Translators make a point of knowing how more general terms change meaning subtly when in specific contexts such as mathematics. While it is true that a translator who has either not specialized in mathematics or who has no previous experience in translating mathematical material would probably miss this subtlety, it is hardly accurate to say that such subtleties are beyond the grasp of translators as a whole.

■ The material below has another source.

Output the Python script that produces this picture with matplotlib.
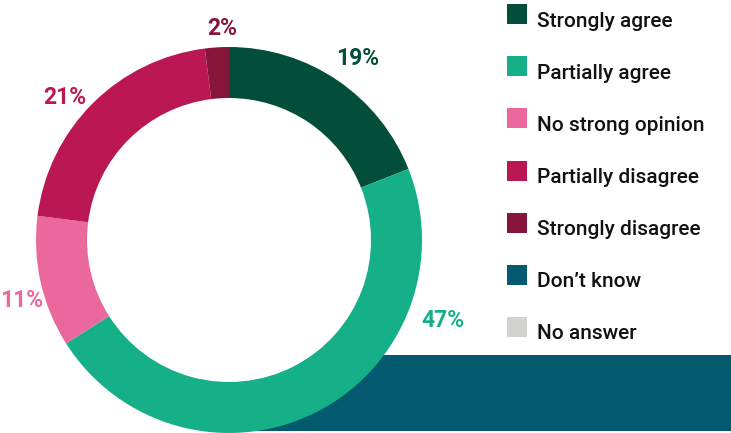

The correct Russian translation of ‘prime number’ is простое число. While фактора нет might be part of the dictionary definition of простое число (and would be properly translated as you point out, or even acceptably as ‘no factors’), you wouldn’t see that phrase used in Russian when saying ‘prime number’.

[off-topic diversion]

An’ another thing. (I’m sorry, Polycarp, but your statement about how to translate ‘prime number’ is sticking in my craw a little.) The phrase ‘X нет’ is very common in Russian and is hardly “literally untranslatable”. Essentially it conveys the meaning of the absence of X and can be used to mean “we’re out of X”, “I/you have (he/she has) no X”, or in the case of people, “X isn’t here”. So, in the example you cited, фактора нет can be translated as “It has no factor.” (Факторов нет would be “It has no factors.”)

[/OTD]

And I honestly think njtt is selling the translation profession far short here. Translators need to acquire a working level of knowledge of several subjects in order to translate reliably, in addition to having expert knowledge of the language pair they’re working in. While a mathematician with two or three years of college-level Russian and little prior translation experience would probably easily understand a mathematical article in that language, I’d argue he’d have more difficulty translating the article into readable English than an experienced translator with a working knowledge of mathematics would.

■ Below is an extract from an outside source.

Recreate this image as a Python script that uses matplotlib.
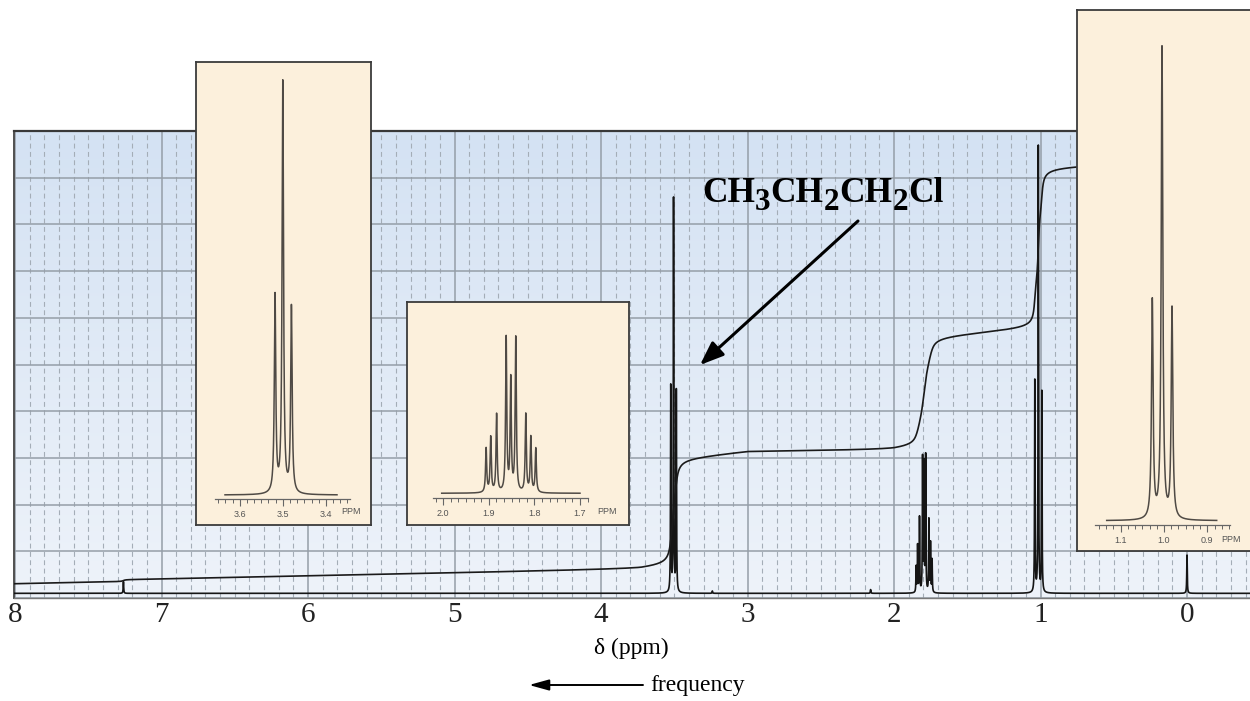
import numpy as np
import matplotlib.pyplot as plt
from matplotlib.colors import LinearSegmentedColormap
from matplotlib.patches import FancyArrowPatch
from matplotlib.ticker import FixedLocator, MultipleLocator, NullLocator
from matplotlib.transforms import IdentityTransform

plt.rcParams['lines.scale_dashes'] = False

W, H = 1250, 701
SERIF = 'Liberation Serif'
SANS = 'Liberation Sans'

# full spectrum: line positions (ppm) and heights (grid divisions above baseline)
BASELINE = 0.1
ch2cl_ppm = [3.524, 3.505, 3.486]
ch2cl_height = [4.40, 8.41, 4.30]
ch2_ppm = [1.849, 1.839, 1.826, 1.805, 1.795, 1.784, 1.762, 1.751, 1.740]
ch2_height = [0.55, 1.0, 1.6, 2.85, 2.7, 2.9, 1.55, 1.05, 0.7]
ch3_ppm = [1.039, 1.015, 0.991]
ch3_height = [4.53, 9.55, 4.29]
other_ppm = [7.26, 3.24, 2.16, 0.0]
other_height = [0.25, 0.05, 0.08, 0.82]

# integral trace: rise per signal, its smoothing width, and the integrator drift
step_size = [0.04, 2.30, 2.38, 3.45]
step_width = [0.01, 0.012, 0.015, 0.008]
drift_ppm = [-0.43, 1.1, 2.0, 3.0, 3.73, 8.01]
drift_level = [1.30, 1.05, 0.82, 0.80, 0.57, 0.30]

# expansions (heights in pixels above the inset baseline)
exp1_ppm = [3.518, 3.500, 3.480]
exp1_height = [197, 411, 186]
exp2_ppm = [1.906, 1.896, 1.883, 1.862, 1.852, 1.841, 1.819, 1.808, 1.797]
exp2_height = [44, 55, 78, 154, 112, 154, 78, 55, 44]
exp3_ppm = [1.027, 1.0046, 0.9815]
exp3_height = [218, 471, 210]

shift_ticks = [8, 7, 6, 5, 4, 3, 2, 1, 0]
exp1_ticks = [3.6, 3.5, 3.4]
exp2_ticks = [2.0, 1.9, 1.8, 1.7]
exp3_ticks = [1.1, 1.0, 0.9]


def lorentz(x, centers, heights, w):
    d = x[:, None] - np.asarray(centers)[None, :]
    return (np.asarray(heights, float) * w**2 / (d**2 + w**2)).sum(axis=1)


def integral_step(x, centers, heights, size, w):
    c = np.asarray(centers)
    wt = np.asarray(heights, float)
    wt = wt / wt.sum()
    cdf = 0.5 + np.arctan((c[None, :] - x[:, None]) / w) / np.pi
    return size * (cdf * wt).sum(axis=1)


def rect(x0, y0, x1, y1):
    # pixel box measured from the top-left corner -> figure fraction
    return [x0 / W, 1 - y1 / H, (x1 - x0) / W, (y1 - y0) / H]


fig = plt.figure(figsize=(W / 100, H / 100), dpi=100)

# ---------------- main spectrum ----------------
XMAX, XMIN = 8.007, -0.43
ax = fig.add_axes(rect(14, 131, 1250, 598))
bg = LinearSegmentedColormap.from_list('bg', ['#eef3fa', '#d4e2f3'])
ax.imshow(np.linspace(0, 1, 256)[:, None], extent=[XMAX, XMIN, 0, 10], origin='lower',
          aspect='auto', cmap=bg, zorder=0, interpolation='bicubic')
ax.set_xlim(XMAX, XMIN)
ax.set_ylim(0, 10)

ax.xaxis.set_major_locator(FixedLocator(shift_ticks))
ax.set_xticklabels([str(t) for t in shift_ticks], fontsize=21, family=SERIF, color='#222222')
ax.xaxis.set_minor_locator(MultipleLocator(0.1))
ax.yaxis.set_major_locator(MultipleLocator(1))
ax.set_yticklabels([])
ax.tick_params(which='both', length=0)
ax.tick_params(axis='x', pad=3)
ax.grid(which='major', color='#959ea8', lw=1.1, ls='-')
ax.grid(which='minor', axis='x', color='#a4adb7', lw=0.8, ls=(0, (3.5, 2.5)))

for side, col, lw in [('top', '#383838', 1.6), ('left', '#505050', 1.4), ('bottom', '#7a7a7a', 1.0)]:
    ax.spines[side].set_color(col)
    ax.spines[side].set_linewidth(lw)
ax.spines['right'].set_visible(False)

x = np.linspace(XMAX, XMIN, 30000)
x = np.sort(np.concatenate([x, ch2cl_ppm, ch2_ppm, ch3_ppm, other_ppm]))[::-1]
spec = (BASELINE
        + lorentz(x, ch2cl_ppm, ch2cl_height, 0.0018)
        + lorentz(x, ch2_ppm, ch2_height, 0.0018)
        + lorentz(x, ch3_ppm, ch3_height, 0.0018)
        + lorentz(x, other_ppm, other_height, 0.002))
ax.plot(x, spec, color='#151515', lw=1.2, zorder=3)

groups = [([7.26], [1.0]), (ch2cl_ppm, ch2cl_height), (ch2_ppm, ch2_height), (ch3_ppm, ch3_height)]
integ = np.interp(x, drift_ppm, drift_level)
for (pos, hts), size, w in zip(groups, step_size, step_width):
    integ = integ + integral_step(x, pos, hts, size, w)
ax.plot(x, integ, color='#1a1a1a', lw=1.2, zorder=3)


# ---------------- expansions ----------------
def expansion(box, ref_ppm, ref_px, px_per_ppm, base_px, axis_px, scale_px, trace_px,
              label_y, ppm_px, ticks, lines, heights, w):
    x0, y0, x1, y1 = box

    def to_ppm(px):
        return ref_ppm - (px - ref_px) / px_per_ppm

    iax = fig.add_axes(rect(x0, y0, x1, y1))
    iax.set_facecolor('#fcf0dc')
    iax.set_xlim(to_ppm(x0), to_ppm(x1))
    iax.set_ylim(-(y1 - base_px), base_px - y0)
    iax.set_xticks([])
    iax.set_yticks([])
    for s in iax.spines.values():
        s.set_color('#3b3b3b')
        s.set_linewidth(1.3)

    xs = np.linspace(to_ppm(trace_px[0]), to_ppm(trace_px[1]), 6000)
    xs = np.sort(np.concatenate([xs, lines]))[::-1]
    iax.plot(xs, lorentz(xs, lines, heights, w), color='#4f4a45', lw=1.1)

    # ppm scale: a flat helper axes whose bottom spine is the scale line
    sax = fig.add_axes(rect(x0, axis_px, x1, axis_px + 0.5))
    sax.patch.set_visible(False)
    sax.set_xlim(to_ppm(x0), to_ppm(x1))
    for side in ('top', 'left', 'right'):
        sax.spines[side].set_visible(False)
    lo, hi = sorted((to_ppm(scale_px[0]), to_ppm(scale_px[1])))
    sax.spines['bottom'].set_bounds(lo, hi)
    sax.spines['bottom'].set_color('#666666')
    sax.spines['bottom'].set_linewidth(0.9)
    sax.yaxis.set_major_locator(NullLocator())
    sax.set_xticks(ticks, [f'{t:.1f}' for t in ticks], fontsize=6.5, family=SANS, color='#555555')
    minor = [k / 60 for k in range(int(np.ceil(lo * 60)), int(np.floor(hi * 60)) + 1)]
    sax.xaxis.set_minor_locator(FixedLocator(minor))
    sax.tick_params(which='major', direction='out', length=4.8, width=0.8, color='#666666', pad=3.2)
    sax.tick_params(which='minor', direction='out', length=3.0, width=0.7, color='#666666')
    fig.text(ppm_px / W, 1 - label_y / H, 'PPM', ha='center', va='center',
             fontsize=6.5, family=SANS, color='#555555')


expansion((196, 61.7, 371, 525), 3.5, 282.8, 431, 495, 498.3, (215, 350), (225, 337),
          512, 350.7, exp1_ticks, exp1_ppm, exp1_height, 0.002)
expansion((406.7, 302.3, 629.3, 525), 2.0, 443.3, 455.6, 493.3, 497.7, (433.3, 588.3),
          (441.7, 580), 511.7, 607.5, exp2_ticks, exp2_ppm, exp2_height, 0.0015)
expansion((1076.6, 10, 1262, 551), 1.0, 1164, 433, 520.7, 524, (1095, 1230),
          (1106.7, 1216.7), 539.5, 1231, exp3_ticks, exp3_ppm, exp3_height, 0.0022)

# ---------------- labels ----------------
fig.text(631 / W, 1 - 648 / H, 'δ (ppm)', ha='center', va='center', fontsize=17, family=SERIF)
fig.text(650 / W, 1 - 686 / H, 'frequency', ha='left', va='center', fontsize=17, family=SERIF)
fig.add_artist(FancyArrowPatch((643 / W, 1 - 685 / H), (529 / W, 1 - 685 / H),
                               transform=fig.transFigure, arrowstyle='-|>,head_length=0.8,head_width=0.22',
                               mutation_scale=15, lw=1.4, color='black', shrinkA=0, shrinkB=0))

# compound name, written piece by piece so the subscripts stay large
renderer = fig.canvas.get_renderer()
name_parts = [('CH', False), ('3', True), ('CH', False), ('2', True), ('CH', False), ('2', True), ('Cl', False)]
xpos = 702.0
for txt, sub in name_parts:
    t = fig.text(xpos, H - 201.7 - (8.5 if sub else 0), txt, transform=IdentityTransform(),
                 fontsize=22.5 if sub else 25.5, fontweight='bold', family=SERIF,
                 ha='left', va='baseline', color='black')
    xpos += t.get_window_extent(renderer).width

fig.add_artist(FancyArrowPatch((858 / W, 1 - 221 / H), (700 / W, 1 - 365 / H),
                               transform=fig.transFigure, arrowstyle='-|>,head_length=0.9,head_width=0.35',
                               mutation_scale=16, lw=2.2, color='black', shrinkA=0, shrinkB=0))

fig.savefig('out.png', dpi=100)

Not true. Reading modern mathematical articles is a highly specialized skill that takes training beyond the master’s level, and even then an expert isn’t going to be able to figure out anything too far outside of their narrow subfield.

Sure, for some value of “working knowledge of mathematics”, but that’s probably going to be more than two or three years of college-level math courses. I’m pretty sure I’ve had more college-level math than almost any professional translator would have, and I don’t think I could translate most math papers from English into English.

Why translate everything into English? Why not translate everything into French and make that the official language of mathematics? Or maybe honor the mathematical work done in India and translate all mathematics articles into Sanskrit.

Because every one understands English if you speak loudly and slowly while gesticulating in a manner unrelated to what you are saying.